Of course, that's not my life now.  In fact if you ask my wife, she'd probably tell you that how far I plan into the future and how much I concern myself with  our happiness in terms of years creeps her out a little (we are only recently married and I already negotiated the names of our potential children).  What made for the dramatic turn around?

A friend of mine saved me and she probably doesn't even know it.  I'm not sure I ever thanked her for it.  While on a downward spiral, wallowing in my own self pity and wondering why I was subjecting myself to all these testing if I'm destined to just be a fuck up..  Why?  She answered me very calmly that what I become is essentially my choice.  But I'm too much of my father.  She then inspired me, internally.  She likened the traits of my parents into basic baking ingredients and said that adding as much of each part of my father and mother to create me in the way I want to be.  Sure I understand that was oversimplification and that it does nothing to explain heredity and whatnot, but for the first time in my memory, someone told me that I could actually take aspects of my father and STILL BE WHO I WANTED TO BE.  This was the first time I had ever heard that.  It was absolutely liberating.

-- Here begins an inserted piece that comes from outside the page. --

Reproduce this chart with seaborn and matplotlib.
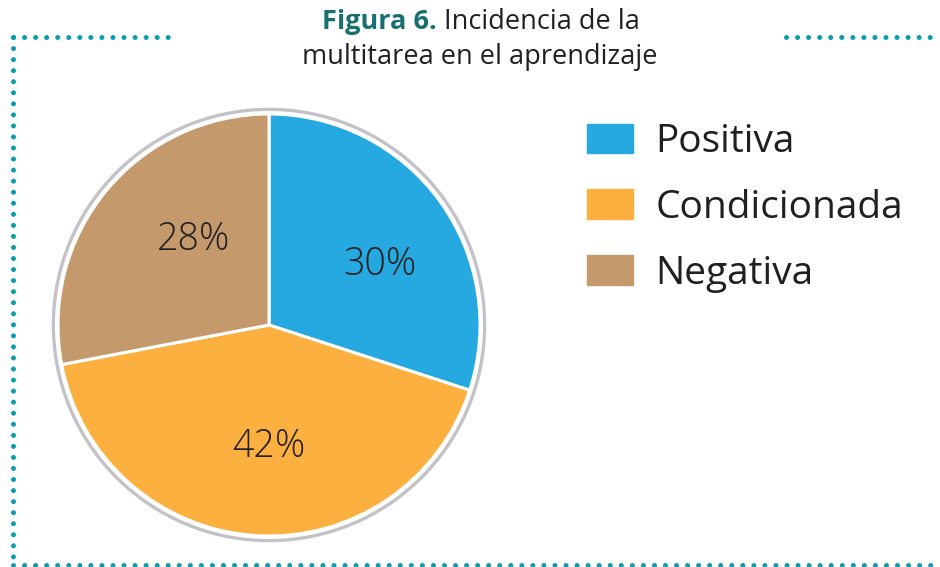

From then on, I was on a mission to better myself but then was derailed once again when I fell majorly ill about 5 years ago.  I'm just NOW climbing out of that hole.  As difficult as it has been, I'm optimistic.  I have all the tools in my possession to bring my life to where I think it should be.  I gave up some time to illness and some more to idiocy, but I plan on regrouping now.

I declare that in ten years, I will be where I want to be in every aspect of life.  Sure I'm farther ahead in some aspects and not others, but in 10 years, I will have taken our family name to heights that I want to see it.  Our family name in this country will garner respect, love, and compassion.  People will count on us because we are worthy of their commitment.  Ten years.  That's not a lot of time so I better get started.  You should stick around, though.  It's going to be one hell of a show.